Raytheon to provide multispectral sensor system for Navy MQ-4C Triton maritime surveillance UAV
CRANE, Ind. – U.S. Navy maritime surveillance experts are ordering three multispectral targeting sensors for new models of the Northrop-Grumman MQ-4C Triton long-range unmanned aerial vehicle (UAV) for maritime patrol applications.
Officials of the Naval Surface Warfare Center Crane Division in Crane, Ind., announced a $7.2 million contract to the Raytheon Co. Space and Airborne Systems segment in McKinney, Texas, for three AN/DAS-3 Multispectral Targeting System (MTS) sensors for low-rate initial production versions of the Triton maritime surveillance UAV.
The AN/DAS-4 is the latest variant of the Raytheon MTS family of electro-optical sensors, and incorporates greater fire control and target location accuracy for precise targeting coordinates, Raytheon officials say. The Triton is a maritime version of the Northrop Grumman RQ-4 Global Hawk.
The Raytheon MST provides intelligence, surveillance, and reconnaissance (ISR), detection, identification, and targeting capability in day and nighttime operations on manned and unmanned aircraft.
MTS sensors provide detailed intelligence data from the visual and infrared spectra. The new AN/DAS-4 MTS variant enables mission commanders to use high-definition data from an airborne tactical sensor to identify and engage targets with much greater accuracy, Raytheon officials say.
The DAS-4 includes four high-definition cameras covering five spectral bands; a three-color diode pump laser designator and rangefinder; laser spot search and track capability; automated sensor and laser bore sight alignment; three-mode target tracker; and built-in provisions for future growth.
This advanced electro-optical and infrared (EO/IR) system provides tracking and laser designation for the Griffin and Paveway missiles, as well as all tri-service and NATO laser-guided munitions. MTS sensors offer several fields of view, electronic zoom, and multimode video tracking.
Multispectral sensors divide images and video into several light wavelengths -- typically three to 15 spectral bands -- across the electromagnetic spectrum, including light from frequencies beyond the visible light range such as infrared and ultra-violet.
Dividing images into several different wavelengths enables the sensor to extract additional information the human eye fails to capture with its receptors for red, green and blue.
The L-3 Technologies Advanced Laser Systems Technology (ALST) segment in Orlando, Fla., is providing the eye-safe laser rangefinders for the Raytheon MTS.

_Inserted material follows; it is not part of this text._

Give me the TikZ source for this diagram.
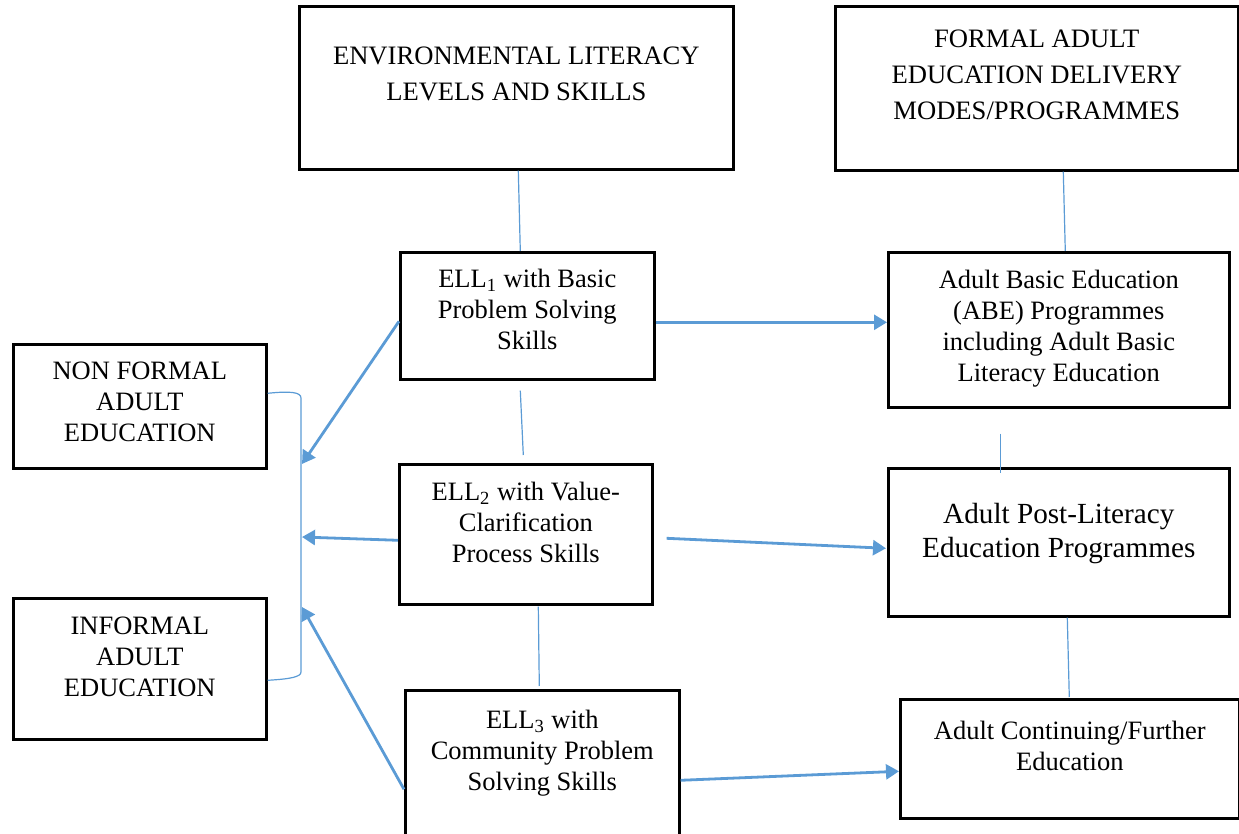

Raytheon has delivered more than 3,000 MTS sensors to U.S. and international armed forces and integrated 44 variants on more than 20 manned helicopters, fixed-wing aircraft, and UAVs.
Thursday's contract also asks Raytheon to provide one electronic unit for early models of the Triton maritime surveillance UAV. On this contract Raytheon will do the work in McKinney, Texas, and should be finished by January 2020.